Iran Opens Its Oil Sector
  • NIOC in discussions to sell more Iranian Heavy to oil trader
  • Supplies could be resold to Chinese independent refiners

Iran’s state-run oil company is said to be in talks to sell more crude to oil trader Trafigura Group, including via a potential long-term deal, in a strategy that may help it break into the market to supply China’s independent refiners.

National Iranian Oil Co. may sell more of its Heavy crude grade to Trafigura, according to people with knowledge of the matter, who asked not to be identified because the discussions are confidential. The supplies may then be resold to Chinese independent processors, known as teapots, they said, adding that the talks are ongoing and a deal hasn’t been finalized.

A Geneva-based spokeswoman for Trafigura declined to comment while NIOC officials in Tehran weren’t available for comment.

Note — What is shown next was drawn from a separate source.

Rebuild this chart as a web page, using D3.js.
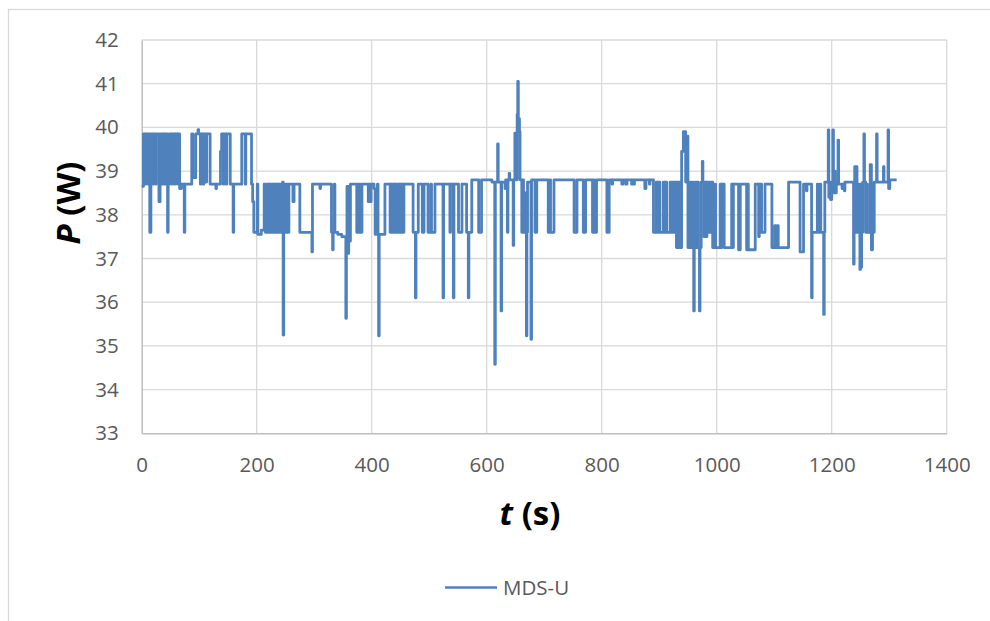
<html>
<head>
	<meta charset='utf-8' />
	<title>MDS-U power</title>
	<script src="https://cdn.jsdelivr.net/npm/d3@7"></script>
	<style>
	body { margin: 0; background: #fff; }
	text { font-family: "Open Sans", "Noto Sans", sans-serif; }
	</style>
</head>
<body>
<script>

	// tick values
	var xTicks = [0, 200, 400, 600, 800, 1000, 1200, 1400];
	var yTicks = [33, 34, 35, 36, 37, 38, 39, 40, 41, 42];
	var seriesName = "MDS-U";

	// [t (s), P (W)] change points, drawn as steps
	var mdsU = [
		[0,38.65],[3,39.85],[6,38.7],[7,39.85],[11,38.7],[12,39.85],[14,37.6],[16,39.85],[19,38.7],[20,39.85],
		[24,38.7],[25,39.85],[30,38.3],[32,39.85],[36,38.7],[37,39.85],[40,38.7],[41,39.85],[45,37.6],[46,38.7],
		[48,39.85],[52,38.7],[53,39.85],[57,38.7],[58,39.85],[62,38.7],[63,39.85],[66,38.6],[69,38.7],
		[74,37.6],[75,38.7],[87,39.85],[89,38.85],[94,39.85],[98,39.95],[99,39.85],[102,38.7],[103,39.85],
		[107,38.7],[108,39.85],[112,38.75],[113,39.85],[119,38.7],[129,38.6],[130,38.7],[137,39.45],
		[139,39.85],[142,38.7],[143,39.85],[147,38.7],[148,39.85],[154,38.7],
		[159,37.6],[160,38.7],[174,39.85],[180,38.7],[181,39.85],[191,38.7],[193,38.3],[195,37.6],
		[201,38.7],[202,37.55],[208,37.65],[213,38.7],[215,37.6],[217,38.7],[219,37.6],[220,38.7],[222,37.6],[223,38.7],
		[225,37.6],[227,38.7],[229,37.6],[230,38.7],[232,37.6],[233,38.7],[236,37.6],[237,38.7],[239,37.6],[240,38.7],
		[243,37.6],[245,38.75],[246,35.25],[247,37.6],[249,38.7],[251,37.6],[253,38.7],[254,37.6],[256,38.7],[263,38.3],
		[265,38.7],[275,37.6],[296,37.15],[297,38.7],[310,38.6],[311,38.7],[330,37.6],[332,37.2],[333,37.6],[335,38.7],
		[336,37.6],[341,37.55],[348,37.5],[355,35.63],[356,37.5],[357,38.65],[359,37.12],[360,38.65],[362,37.4],[363,38.7],
		[374,37.6],[376,38.7],[377,37.6],[379,38.7],[380,37.6],[383,38.7],[394,38.3],[396,38.7],[397,38.3],[399,38.7],
		[404,38.6],[406,37.55],[410,38.7],[411,37.55],[412,35.23],[413,37.55],[423,38.7],[432,37.6],[433,38.7],[435,37.6],
		[436,38.7],[438,37.6],[439,38.7],[441,37.6],[442,38.7],[444,37.6],[446,38.7],[448,37.6],[449,38.7],[451,37.6],
		[452,38.7],[455,37.6],[456,38.7],[472,37.6],[476,36.1],[477,37.6],[481,38.7],[488,37.6],[491,38.7],[498,37.6],
		[503,38.7],[504,37.6],[510,38.7],[524,36.1],[525,38.7],[536,37.6],[537,38.7],[542,36.1],[543,38.7],[551,37.6],
		[557,38.7],[565,37.6],[568,36.1],[569,37.6],[574,38.8],
		[586,37.6],[591,38.8],[609,38.75],[614,34.58],[615,38.75],[619,39.62],[620,38.75],[625,35.8],[626,38.75],[632,38.6],
		[633,38.8],[636,37.6],[637,38.8],[639,38.95],[640,38.8],[646,37.3],[647,38.8],[649,39.87],[651,38.8],[653,40.3],
		[654,41.05],[655,40.2],[657,39.9],[658,38.8],[661,37.6],[663,38.8],[664,37.6],[667,38.5],[669,35.23],[670,37.6],
		[671,38.75],[677,35.15],[678,38.8],[684,37.6],[687,38.8],[707,37.6],[710,38.8],[711,37.6],[717,38.8],[752,37.6],
		[757,38.8],[768,37.6],[772,38.8],[784,37.6],[786,38.8],[787,37.6],[791,38.8],[809,37.6],[813,38.8],[818,38.7],
		[819,38.8],[835,38.7],[837,38.8],[842,38.7],[844,38.8],[852,38.7],[853,38.8],[856,38.7],[857,38.8],[875,38.6],
		[877,38.8],[883,38.7],[884,38.8],
		[890,37.6],[895,38.75],[897,37.6],[898,38.75],[901,37.6],[907,38.75],[909,37.6],[910,38.75],[913,37.6],[919,38.75],
		[921,37.6],[923,38.75],[925,37.6],[926,38.75],[930,37.25],[932,38.75],[933,37.25],[935,38.75],[936,37.25],[939,39.45],
		[942,39.9],[946,38.75],[947,39.8],[950,37.25],[952,38.75],[953,37.25],[955,38.75],[956,37.25],[959,38.75],[960,35.8],
		[961,37.25],[963,38.75],[964,37.25],[966,38.75],[968,37.25],[970,35.8],[971,37.25],[973,38.75],[975,39.22],[976,38.75],
		[978,37.5],[979,38.75],[982,37.5],[983,38.75],[986,37.6],[989,38.75],
		[993,37.25],[997,38.7],[998,37.25],[1006,38.7],[1008,37.25],[1009,38.7],[1013,37.25],[1026,38.7],[1028,37.25],[1029,38.7],
		[1038,37.2],[1041,38.7],[1052,37.2],[1054,38.7],[1055,37.2],[1067,38.7],[1073,37.5],[1074,38.7],[1078,37.6],[1084,38.7],
		[1096,37.25],[1101,37.75],[1103,37.25],[1106,37.75],[1107,37.25],[1125,38.75],[1145,37.15],[1151,38.7],[1156,38.55],[1157,38.7],
		[1165,36.1],[1166,37.6],[1175,38.7],[1176,37.6],[1180,38.7],[1181,37.6],[1186,35.72],[1187,37.6],[1188,38.75],[1194,39.94],
		[1195,38.4],[1197,38.75],[1198,38.35],[1200,38.75],[1202,39.94],[1203,38.5],[1205,39.0],[1206,38.5],[1208,38.75],[1211,39.71],
		[1212,38.7],[1218,38.6],[1219,38.7],[1222,38.55],[1223,38.75],[1238,36.87],[1239,38.75],[1240,39.1],[1241,37.6],[1243,39.1],
		[1244,37.6],[1246,38.7],[1247,37.6],[1249,36.75],[1250,38.7],[1251,36.8],[1252,37.6],[1254,38.75],[1256,39.85],[1257,38.75],
		[1259,37.6],[1261,38.7],[1262,37.6],[1267,39.15],[1269,37.2],[1271,38.7],[1272,37.6],[1274,38.75],[1278,39.85],[1279,38.75],
		[1290,39.1],[1291,38.75],[1298,39.94],[1299,38.6],[1301,38.8],[1313,38.8]
	];

	var W = 990, H = 621;
	var margin = {top: 40, right: 43.3, bottom: 187.7, left: 141.7};
	var width = W - margin.left - margin.right,
	    height = H - margin.top - margin.bottom;

	var base = d3.select("body").append("svg")
		.attr("width", W)
		.attr("height", H);

	// chart frame
	base.append("rect")
		.attr("x", 8.5).attr("y", 9.5)
		.attr("width", 1000).attr("height", 700)
		.attr("fill", "none")
		.attr("stroke", "#d9d9d9")
		.attr("stroke-width", 1.3);

	var svg = base.append("g").attr("transform", "translate(" + margin.left + "," + margin.top + ")");

	var xScale = d3.scaleLinear().domain([0, 1400]).range([0, width]);
	var yScale = d3.scaleLinear().domain([33, 42]).range([height, 0]);

	// grid
	svg.append("g").selectAll("line.h")
		.data(yTicks.slice(1))
		.enter().append("line")
		.attr("x1", 0).attr("x2", width)
		.attr("y1", d => yScale(d)).attr("y2", d => yScale(d))
		.attr("stroke", "#d9d9d9").attr("stroke-width", 1.3);

	svg.append("g").selectAll("line.v")
		.data(xTicks.slice(1))
		.enter().append("line")
		.attr("x1", d => xScale(d)).attr("x2", d => xScale(d))
		.attr("y1", 0).attr("y2", height)
		.attr("stroke", "#d9d9d9").attr("stroke-width", 1.3);

	// axes
	var yAxis = svg.append("g")
		.call(d3.axisLeft(yScale).tickValues(yTicks).tickFormat(d3.format("d")).tickSize(0).tickPadding(23));
	var xAxis = svg.append("g")
		.attr("transform", "translate(0," + height + ")")
		.call(d3.axisBottom(xScale).tickValues(xTicks).tickFormat(d3.format("d")).tickSize(0).tickPadding(24));

	[yAxis, xAxis].forEach(function(a) {
		a.select(".domain").attr("stroke", "#bfbfbf").attr("stroke-width", 1.5);
		a.selectAll("text")
			.attr("fill", "#595959")
			.style("font-size", "20.5px")
			.style("font-family", "'Open Sans', sans-serif");
	});

	// series
	var line = d3.line()
		.x(d => xScale(d[0]))
		.y(d => yScale(d[1]))
		.curve(d3.curveStepAfter);

	svg.append("path")
		.datum(mdsU)
		.attr("fill", "none")
		.attr("stroke", "#4f81bd")
		.attr("stroke-width", 2.8)
		.attr("stroke-linejoin", "round")
		.attr("d", line);

	// axis titles
	var yTitle = base.append("text")
		.attr("transform", "translate(80,203) rotate(-90)")
		.attr("text-anchor", "middle")
		.style("font-size", "33px")
		.style("font-weight", "bold")
		.attr("fill", "#000");
	yTitle.append("tspan").style("font-style", "italic").text("P");
	yTitle.append("tspan").text(" (W)");

	var xTitle = base.append("text")
		.attr("x", 530).attr("y", 525)
		.attr("text-anchor", "middle")
		.style("font-size", "33px")
		.style("font-weight", "bold")
		.attr("fill", "#000");
	xTitle.append("tspan").style("font-style", "italic").text("t");
	xTitle.append("tspan").text(" (s)");

	// legend
	base.append("line")
		.attr("x1", 445).attr("x2", 497)
		.attr("y1", 587.5).attr("y2", 587.5)
		.attr("stroke", "#4f81bd")
		.attr("stroke-width", 2.5);
	base.append("text")
		.attr("x", 503).attr("y", 595)
		.attr("fill", "#595959")
		.style("font-size", "20.5px")
		.text(seriesName);

</script>
</body>
</html>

The potential sale of oil to teapots would help Iran’s drive to expand market share in Asia after international sanctions were removed against the Persian Gulf state. The Middle East producer sells most of its crude via long-term contracts directly to refiners, and allows existing buyers to purchase additional spot cargoes. But it’s now willing to reach Chinese private refiners via Trafigura because the trader would be better suited to supply the processors who typically buy shipments at short notice and in small quantities.

Trafigura bought about 2 million barrels of Iranian Heavy crude from NIOC for June loading, with the tanker carrying the supply currently anchored off South Korea. Previously, the shipment floated for three weeks off the Chinese port of Qingdao, which is used by teapots to receive oil supplies.

Earlier this year, Iran’s rival producer Saudi Arabia broke from its usual practice of selling via long-term contracts to supply a cargo to a Chinese teapot refiner, in what Citigroup Inc. then said was a “dramatic” shift in the Middle Eastern kingdom’s oil-market strategy.